## Stated exercise
Transcribe the material exactly. Images do not belong in the copy.

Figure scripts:
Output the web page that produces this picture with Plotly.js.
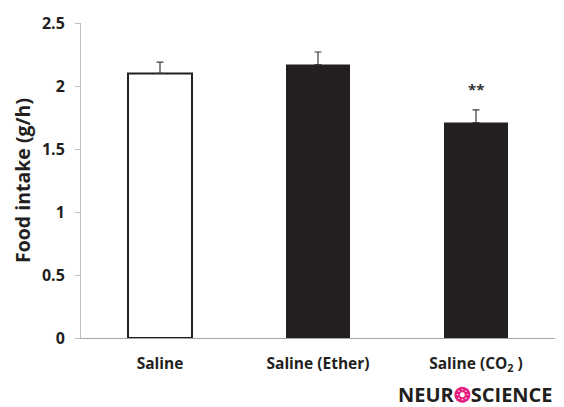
<!DOCTYPE html>
<html><head><meta charset="utf-8">
<script src="https://cdn.plot.ly/plotly-3.0.1.min.js"></script>
<style>html,body{margin:0;padding:0;background:#fff}#chart{width:564px;height:407px}</style>
</head><body><div id="chart"></div>
<script>
var categories = ["Saline", "Saline (Ether)", "Saline (CO<sub>2</sub> )"];
var foodIntake = [2.10, 2.17, 1.71];
var errorUp = [0.09, 0.10, 0.10];
var significance = ["", "", "**"];
var yTicks = [0, 0.5, 1, 1.5, 2, 2.5];
var yTickLabels = ["0", "0.5", "1", "1.5", "2", "2.5"];

var dark = "#231f20";
var trace = {
  type: "bar",
  x: categories,
  y: foodIntake,
  width: 0.405,
  marker: {color: ["#ffffff", dark, dark], line: {color: [dark, dark, dark], width: [2, 0, 0]}},
  error_y: {type: "data", array: errorUp, arrayminus: [0,0,0], symmetric: false, color: "#3a3a3a", thickness: 1.2, width: 3.5},
  hoverinfo: "none"
};
var annotations = [];
for (var i = 0; i < categories.length; i++) {
  if (significance[i]) {
    annotations.push({x: categories[i], y: foodIntake[i] + errorUp[i] + 0.17, xref: "x", yref: "y",
      text: "<b>" + significance[i] + "</b>", showarrow: false, font: {family: "Open Sans, sans-serif", size: 15, color: "#333"}});
  }
}
annotations.push({xref: "paper", yref: "paper", x: 1.0, y: -0.178, xanchor: "right", yanchor: "middle",
  text: "<b>NEUR<span style='color:#e5197e'>❂</span>SCIENCE</b>", showarrow: false,
  font: {family: "Open Sans, sans-serif", size: 20, color: "#231f20"}});

var layout = {
  width: 564, height: 407,
  margin: {l: 81, r: 9, t: 23, b: 69},
  paper_bgcolor: "#fff", plot_bgcolor: "#fff",
  showlegend: false,
  font: {family: "Open Sans, sans-serif", color: "#231f20"},
  xaxis: {
    range: [-0.5, 2.5], showline: true, linecolor: "#a6a6a6", linewidth: 1,
    ticks: "", showgrid: false, zeroline: false, ticklabelstandoff: 11,
    tickfont: {family: "Open Sans, sans-serif", size: 15.5, weight: 700, color: "#231f20"}
  },
  yaxis: {
    range: [0, 2.5], tickvals: yTicks, ticktext: yTickLabels,
    showline: true, linecolor: "#bfbfbf", linewidth: 1, ticks: "outside", ticklen: 5, tickcolor: "#bfbfbf",
    showgrid: false, zeroline: false, ticklabelstandoff: 7,
    tickfont: {family: "Open Sans, sans-serif", size: 16, weight: 700, color: "#231f20"},
    title: {text: "Food intake (g/h)", font: {family: "Open Sans, sans-serif", size: 19.5, weight: 700, color: "#231f20"}, standoff: 6}
  },
  annotations: annotations
};
Plotly.newPlot("chart", [trace], layout, {staticPlot: true});
</script></body></html>
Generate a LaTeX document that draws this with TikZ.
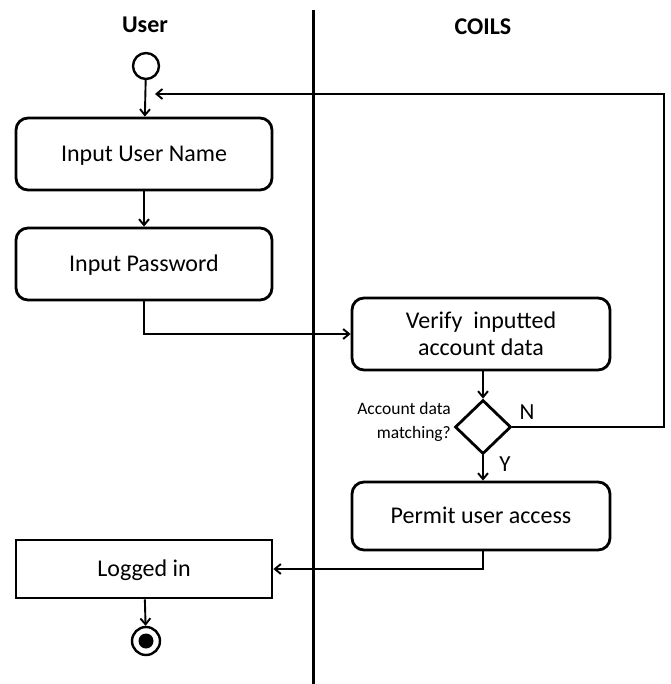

## Complete answer
Output the web page that produces this picture with Plotly.js.
<!DOCTYPE html>
<html><head><meta charset="utf-8">
<script src="https://cdn.plot.ly/plotly-3.0.1.min.js"></script>
<style>html,body{margin:0;padding:0;background:#fff}#chart{width:564px;height:407px}</style>
</head><body><div id="chart"></div>
<script>
var categories = ["Saline", "Saline (Ether)", "Saline (CO<sub>2</sub> )"];
var foodIntake = [2.10, 2.17, 1.71];
var errorUp = [0.09, 0.10, 0.10];
var significance = ["", "", "**"];
var yTicks = [0, 0.5, 1, 1.5, 2, 2.5];
var yTickLabels = ["0", "0.5", "1", "1.5", "2", "2.5"];

var dark = "#231f20";
var trace = {
  type: "bar",
  x: categories,
  y: foodIntake,
  width: 0.405,
  marker: {color: ["#ffffff", dark, dark], line: {color: [dark, dark, dark], width: [2, 0, 0]}},
  error_y: {type: "data", array: errorUp, arrayminus: [0,0,0], symmetric: false, color: "#3a3a3a", thickness: 1.2, width: 3.5},
  hoverinfo: "none"
};
var annotations = [];
for (var i = 0; i < categories.length; i++) {
  if (significance[i]) {
    annotations.push({x: categories[i], y: foodIntake[i] + errorUp[i] + 0.17, xref: "x", yref: "y",
      text: "<b>" + significance[i] + "</b>", showarrow: false, font: {family: "Open Sans, sans-serif", size: 15, color: "#333"}});
  }
}
annotations.push({xref: "paper", yref: "paper", x: 1.0, y: -0.178, xanchor: "right", yanchor: "middle",
  text: "<b>NEUR<span style='color:#e5197e'>❂</span>SCIENCE</b>", showarrow: false,
  font: {family: "Open Sans, sans-serif", size: 20, color: "#231f20"}});

var layout = {
  width: 564, height: 407,
  margin: {l: 81, r: 9, t: 23, b: 69},
  paper_bgcolor: "#fff", plot_bgcolor: "#fff",
  showlegend: false,
  font: {family: "Open Sans, sans-serif", color: "#231f20"},
  xaxis: {
    range: [-0.5, 2.5], showline: true, linecolor: "#a6a6a6", linewidth: 1,
    ticks: "", showgrid: false, zeroline: false, ticklabelstandoff: 11,
    tickfont: {family: "Open Sans, sans-serif", size: 15.5, weight: 700, color: "#231f20"}
  },
  yaxis: {
    range: [0, 2.5], tickvals: yTicks, ticktext: yTickLabels,
    showline: true, linecolor: "#bfbfbf", linewidth: 1, ticks: "outside", ticklen: 5, tickcolor: "#bfbfbf",
    showgrid: false, zeroline: false, ticklabelstandoff: 7,
    tickfont: {family: "Open Sans, sans-serif", size: 16, weight: 700, color: "#231f20"},
    title: {text: "Food intake (g/h)", font: {family: "Open Sans, sans-serif", size: 19.5, weight: 700, color: "#231f20"}, standoff: 6}
  },
  annotations: annotations
};
Plotly.newPlot("chart", [trace], layout, {staticPlot: true});
</script></body></html>
Generate a LaTeX document that draws this with TikZ.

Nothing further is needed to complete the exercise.